'''

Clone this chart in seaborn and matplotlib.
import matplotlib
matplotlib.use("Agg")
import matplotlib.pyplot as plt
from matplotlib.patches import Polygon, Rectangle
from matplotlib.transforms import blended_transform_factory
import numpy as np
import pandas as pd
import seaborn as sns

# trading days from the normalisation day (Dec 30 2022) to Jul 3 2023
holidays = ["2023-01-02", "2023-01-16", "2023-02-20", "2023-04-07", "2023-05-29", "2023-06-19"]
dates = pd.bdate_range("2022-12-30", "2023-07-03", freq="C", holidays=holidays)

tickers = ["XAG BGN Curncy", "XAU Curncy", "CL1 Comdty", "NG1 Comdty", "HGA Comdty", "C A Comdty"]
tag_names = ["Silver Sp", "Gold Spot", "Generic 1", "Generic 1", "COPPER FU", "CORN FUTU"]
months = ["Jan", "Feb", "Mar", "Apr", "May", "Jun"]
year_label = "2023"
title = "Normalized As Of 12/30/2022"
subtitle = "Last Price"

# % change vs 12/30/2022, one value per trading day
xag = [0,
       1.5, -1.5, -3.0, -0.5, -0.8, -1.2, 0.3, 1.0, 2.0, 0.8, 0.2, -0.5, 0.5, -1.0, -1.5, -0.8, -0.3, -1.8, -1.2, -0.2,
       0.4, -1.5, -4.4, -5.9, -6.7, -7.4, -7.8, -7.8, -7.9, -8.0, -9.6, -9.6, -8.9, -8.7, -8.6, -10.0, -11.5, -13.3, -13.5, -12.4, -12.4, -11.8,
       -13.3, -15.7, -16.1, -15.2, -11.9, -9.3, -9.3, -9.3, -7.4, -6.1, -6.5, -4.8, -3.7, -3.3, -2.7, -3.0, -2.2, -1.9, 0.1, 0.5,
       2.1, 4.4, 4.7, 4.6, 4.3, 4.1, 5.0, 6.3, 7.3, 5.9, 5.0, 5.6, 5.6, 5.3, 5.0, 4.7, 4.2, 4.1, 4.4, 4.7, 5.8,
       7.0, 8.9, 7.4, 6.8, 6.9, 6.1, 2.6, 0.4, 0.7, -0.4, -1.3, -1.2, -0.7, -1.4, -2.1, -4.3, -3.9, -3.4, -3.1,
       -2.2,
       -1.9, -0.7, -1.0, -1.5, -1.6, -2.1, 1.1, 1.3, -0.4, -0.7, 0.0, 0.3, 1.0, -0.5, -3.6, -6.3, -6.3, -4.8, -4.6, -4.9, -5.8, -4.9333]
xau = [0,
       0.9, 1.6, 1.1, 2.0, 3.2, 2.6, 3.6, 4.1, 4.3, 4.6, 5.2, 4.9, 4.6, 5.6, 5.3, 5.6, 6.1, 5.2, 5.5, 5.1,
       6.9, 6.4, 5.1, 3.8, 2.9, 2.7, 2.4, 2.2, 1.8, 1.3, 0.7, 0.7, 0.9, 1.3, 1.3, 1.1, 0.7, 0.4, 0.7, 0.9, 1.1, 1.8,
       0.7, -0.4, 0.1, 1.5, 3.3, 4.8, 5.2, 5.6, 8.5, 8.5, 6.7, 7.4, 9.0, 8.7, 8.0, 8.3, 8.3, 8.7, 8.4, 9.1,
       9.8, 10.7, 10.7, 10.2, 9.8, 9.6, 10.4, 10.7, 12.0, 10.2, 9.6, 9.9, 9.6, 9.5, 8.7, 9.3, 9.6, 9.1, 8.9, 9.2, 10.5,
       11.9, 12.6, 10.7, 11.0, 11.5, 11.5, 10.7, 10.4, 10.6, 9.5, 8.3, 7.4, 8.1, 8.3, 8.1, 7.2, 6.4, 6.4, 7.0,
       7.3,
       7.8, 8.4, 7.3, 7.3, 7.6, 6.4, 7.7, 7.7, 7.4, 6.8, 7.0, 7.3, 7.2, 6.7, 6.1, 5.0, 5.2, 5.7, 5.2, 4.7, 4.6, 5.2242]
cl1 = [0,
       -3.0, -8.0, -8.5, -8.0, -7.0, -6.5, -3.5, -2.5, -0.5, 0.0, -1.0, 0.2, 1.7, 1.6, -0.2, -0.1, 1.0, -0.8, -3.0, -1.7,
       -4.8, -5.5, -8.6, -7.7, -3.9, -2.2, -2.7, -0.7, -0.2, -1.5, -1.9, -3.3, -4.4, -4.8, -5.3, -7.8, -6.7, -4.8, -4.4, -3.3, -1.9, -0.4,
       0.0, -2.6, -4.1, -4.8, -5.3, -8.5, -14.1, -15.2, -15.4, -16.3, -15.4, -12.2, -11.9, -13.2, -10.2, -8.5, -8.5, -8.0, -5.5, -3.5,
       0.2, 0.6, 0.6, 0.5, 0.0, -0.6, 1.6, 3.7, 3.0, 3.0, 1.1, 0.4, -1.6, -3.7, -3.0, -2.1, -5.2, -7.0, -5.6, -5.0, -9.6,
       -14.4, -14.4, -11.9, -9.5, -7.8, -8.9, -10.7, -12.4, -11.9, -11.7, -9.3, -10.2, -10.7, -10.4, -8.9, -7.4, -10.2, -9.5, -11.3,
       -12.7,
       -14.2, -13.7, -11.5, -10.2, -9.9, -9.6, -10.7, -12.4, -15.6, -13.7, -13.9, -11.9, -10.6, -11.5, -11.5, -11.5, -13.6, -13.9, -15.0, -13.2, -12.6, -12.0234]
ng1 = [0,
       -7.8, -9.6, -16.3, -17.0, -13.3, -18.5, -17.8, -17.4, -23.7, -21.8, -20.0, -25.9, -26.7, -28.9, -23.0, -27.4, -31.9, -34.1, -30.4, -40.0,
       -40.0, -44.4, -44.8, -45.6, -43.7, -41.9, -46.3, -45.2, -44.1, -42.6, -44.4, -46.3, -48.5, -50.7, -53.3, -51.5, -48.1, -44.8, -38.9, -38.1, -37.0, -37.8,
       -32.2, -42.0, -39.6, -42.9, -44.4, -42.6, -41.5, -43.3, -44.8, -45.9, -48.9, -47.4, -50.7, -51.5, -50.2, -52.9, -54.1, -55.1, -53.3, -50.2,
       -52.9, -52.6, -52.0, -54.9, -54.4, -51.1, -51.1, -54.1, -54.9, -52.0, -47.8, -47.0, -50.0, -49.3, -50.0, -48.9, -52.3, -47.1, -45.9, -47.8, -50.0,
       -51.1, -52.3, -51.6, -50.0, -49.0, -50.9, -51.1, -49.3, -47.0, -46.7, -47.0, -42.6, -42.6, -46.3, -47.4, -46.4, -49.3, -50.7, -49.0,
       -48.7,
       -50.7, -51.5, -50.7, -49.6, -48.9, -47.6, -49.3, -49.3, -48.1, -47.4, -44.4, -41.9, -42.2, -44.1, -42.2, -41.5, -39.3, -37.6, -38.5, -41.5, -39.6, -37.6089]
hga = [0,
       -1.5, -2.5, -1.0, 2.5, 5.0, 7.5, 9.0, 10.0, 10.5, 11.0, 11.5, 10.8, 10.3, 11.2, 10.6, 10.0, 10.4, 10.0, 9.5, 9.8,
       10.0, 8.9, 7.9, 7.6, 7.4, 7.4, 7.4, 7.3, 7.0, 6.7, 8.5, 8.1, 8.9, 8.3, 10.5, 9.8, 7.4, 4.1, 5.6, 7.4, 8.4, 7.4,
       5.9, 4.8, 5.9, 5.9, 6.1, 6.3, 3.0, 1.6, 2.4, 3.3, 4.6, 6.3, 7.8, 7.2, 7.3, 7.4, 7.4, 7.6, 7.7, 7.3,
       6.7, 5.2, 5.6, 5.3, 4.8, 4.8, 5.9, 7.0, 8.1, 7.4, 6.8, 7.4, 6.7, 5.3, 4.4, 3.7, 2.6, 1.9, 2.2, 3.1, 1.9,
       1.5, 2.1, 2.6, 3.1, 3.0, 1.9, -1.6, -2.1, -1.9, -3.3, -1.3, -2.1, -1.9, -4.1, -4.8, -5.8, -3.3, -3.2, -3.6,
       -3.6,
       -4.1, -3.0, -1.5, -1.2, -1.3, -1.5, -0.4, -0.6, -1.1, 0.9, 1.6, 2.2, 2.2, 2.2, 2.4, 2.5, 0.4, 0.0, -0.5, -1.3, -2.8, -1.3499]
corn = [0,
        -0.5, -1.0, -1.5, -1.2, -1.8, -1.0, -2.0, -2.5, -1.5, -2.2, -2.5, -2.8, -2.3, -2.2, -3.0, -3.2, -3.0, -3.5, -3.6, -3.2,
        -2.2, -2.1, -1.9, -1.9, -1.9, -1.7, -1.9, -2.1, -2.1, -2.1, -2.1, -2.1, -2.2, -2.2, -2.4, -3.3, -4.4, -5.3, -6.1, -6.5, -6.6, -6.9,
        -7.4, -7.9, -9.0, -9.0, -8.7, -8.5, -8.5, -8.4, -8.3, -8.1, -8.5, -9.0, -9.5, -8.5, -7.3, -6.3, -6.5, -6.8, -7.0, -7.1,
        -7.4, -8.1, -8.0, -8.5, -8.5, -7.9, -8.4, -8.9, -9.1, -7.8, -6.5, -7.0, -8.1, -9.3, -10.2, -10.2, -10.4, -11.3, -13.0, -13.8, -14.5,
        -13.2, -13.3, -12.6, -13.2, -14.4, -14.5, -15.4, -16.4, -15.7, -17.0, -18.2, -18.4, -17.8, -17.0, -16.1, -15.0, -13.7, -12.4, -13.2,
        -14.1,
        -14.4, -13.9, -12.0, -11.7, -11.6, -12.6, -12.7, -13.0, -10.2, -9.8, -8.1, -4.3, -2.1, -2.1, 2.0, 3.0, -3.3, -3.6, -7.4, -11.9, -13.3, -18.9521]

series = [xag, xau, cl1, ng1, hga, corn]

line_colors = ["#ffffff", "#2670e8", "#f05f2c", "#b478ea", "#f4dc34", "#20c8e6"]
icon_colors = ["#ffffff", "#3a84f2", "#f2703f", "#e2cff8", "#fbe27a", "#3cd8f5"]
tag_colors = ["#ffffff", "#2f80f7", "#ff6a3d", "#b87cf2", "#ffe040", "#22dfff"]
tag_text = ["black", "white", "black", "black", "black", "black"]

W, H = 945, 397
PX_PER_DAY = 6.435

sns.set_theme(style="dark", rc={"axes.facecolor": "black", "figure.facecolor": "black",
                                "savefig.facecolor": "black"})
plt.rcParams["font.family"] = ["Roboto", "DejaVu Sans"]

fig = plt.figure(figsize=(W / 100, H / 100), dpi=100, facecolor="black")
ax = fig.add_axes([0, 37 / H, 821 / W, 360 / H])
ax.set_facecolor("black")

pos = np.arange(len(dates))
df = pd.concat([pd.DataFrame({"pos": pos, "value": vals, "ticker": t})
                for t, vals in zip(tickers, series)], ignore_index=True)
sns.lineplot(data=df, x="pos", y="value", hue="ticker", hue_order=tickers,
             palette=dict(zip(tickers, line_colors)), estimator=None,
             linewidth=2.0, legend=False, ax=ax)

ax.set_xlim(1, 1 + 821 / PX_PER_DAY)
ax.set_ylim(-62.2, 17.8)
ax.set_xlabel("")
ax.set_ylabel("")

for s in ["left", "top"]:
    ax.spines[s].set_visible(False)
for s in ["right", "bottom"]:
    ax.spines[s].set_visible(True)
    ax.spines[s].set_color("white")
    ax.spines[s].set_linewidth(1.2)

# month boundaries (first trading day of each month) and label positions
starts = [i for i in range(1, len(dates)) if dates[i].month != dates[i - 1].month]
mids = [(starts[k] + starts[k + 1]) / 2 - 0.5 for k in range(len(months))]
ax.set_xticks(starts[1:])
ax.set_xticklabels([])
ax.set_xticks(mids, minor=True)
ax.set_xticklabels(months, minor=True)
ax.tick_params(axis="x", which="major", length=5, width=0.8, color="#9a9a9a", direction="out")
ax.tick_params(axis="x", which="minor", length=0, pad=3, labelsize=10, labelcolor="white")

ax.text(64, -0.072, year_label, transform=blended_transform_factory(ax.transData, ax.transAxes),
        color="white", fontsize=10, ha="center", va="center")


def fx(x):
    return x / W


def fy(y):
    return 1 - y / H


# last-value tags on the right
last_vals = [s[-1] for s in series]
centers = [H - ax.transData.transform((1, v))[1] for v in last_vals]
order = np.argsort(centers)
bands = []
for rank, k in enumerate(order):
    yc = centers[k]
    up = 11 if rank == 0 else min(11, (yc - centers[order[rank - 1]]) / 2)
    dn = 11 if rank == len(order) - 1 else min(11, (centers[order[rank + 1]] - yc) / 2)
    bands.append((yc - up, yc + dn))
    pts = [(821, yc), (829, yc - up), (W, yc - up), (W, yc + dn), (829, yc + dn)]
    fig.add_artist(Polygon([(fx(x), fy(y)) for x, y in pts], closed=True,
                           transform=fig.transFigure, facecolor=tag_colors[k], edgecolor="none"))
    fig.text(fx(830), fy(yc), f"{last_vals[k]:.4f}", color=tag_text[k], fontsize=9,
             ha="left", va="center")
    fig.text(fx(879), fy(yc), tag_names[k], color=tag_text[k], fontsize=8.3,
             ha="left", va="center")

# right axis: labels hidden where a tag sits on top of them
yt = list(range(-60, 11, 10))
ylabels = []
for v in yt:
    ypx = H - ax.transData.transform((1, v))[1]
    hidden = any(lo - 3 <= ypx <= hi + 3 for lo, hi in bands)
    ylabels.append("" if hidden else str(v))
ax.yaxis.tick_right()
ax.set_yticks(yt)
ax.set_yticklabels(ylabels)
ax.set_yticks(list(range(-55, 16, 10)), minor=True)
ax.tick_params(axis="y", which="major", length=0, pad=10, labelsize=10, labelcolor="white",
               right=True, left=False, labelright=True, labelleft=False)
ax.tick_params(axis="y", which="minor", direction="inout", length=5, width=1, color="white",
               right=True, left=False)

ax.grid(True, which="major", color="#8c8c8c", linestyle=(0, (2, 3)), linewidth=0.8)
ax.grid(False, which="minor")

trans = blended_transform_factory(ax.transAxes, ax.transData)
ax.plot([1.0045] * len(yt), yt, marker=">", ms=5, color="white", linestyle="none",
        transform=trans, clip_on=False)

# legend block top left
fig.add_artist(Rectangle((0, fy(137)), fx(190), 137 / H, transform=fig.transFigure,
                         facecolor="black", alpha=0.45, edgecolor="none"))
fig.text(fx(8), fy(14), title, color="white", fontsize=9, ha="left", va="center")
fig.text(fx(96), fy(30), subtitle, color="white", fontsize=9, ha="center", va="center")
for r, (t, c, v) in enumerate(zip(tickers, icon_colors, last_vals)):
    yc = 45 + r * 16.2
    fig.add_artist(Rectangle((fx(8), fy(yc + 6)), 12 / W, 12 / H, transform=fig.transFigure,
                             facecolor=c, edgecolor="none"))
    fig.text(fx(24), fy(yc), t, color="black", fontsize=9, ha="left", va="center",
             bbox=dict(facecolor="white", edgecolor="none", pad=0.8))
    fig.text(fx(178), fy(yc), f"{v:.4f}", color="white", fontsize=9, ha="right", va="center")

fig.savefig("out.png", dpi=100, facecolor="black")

'''

▶ What the exercise asks: Collect the lines that hold "seaborn".

▶ Complete output:
Clone this chart in seaborn and matplotlib.
import seaborn as sns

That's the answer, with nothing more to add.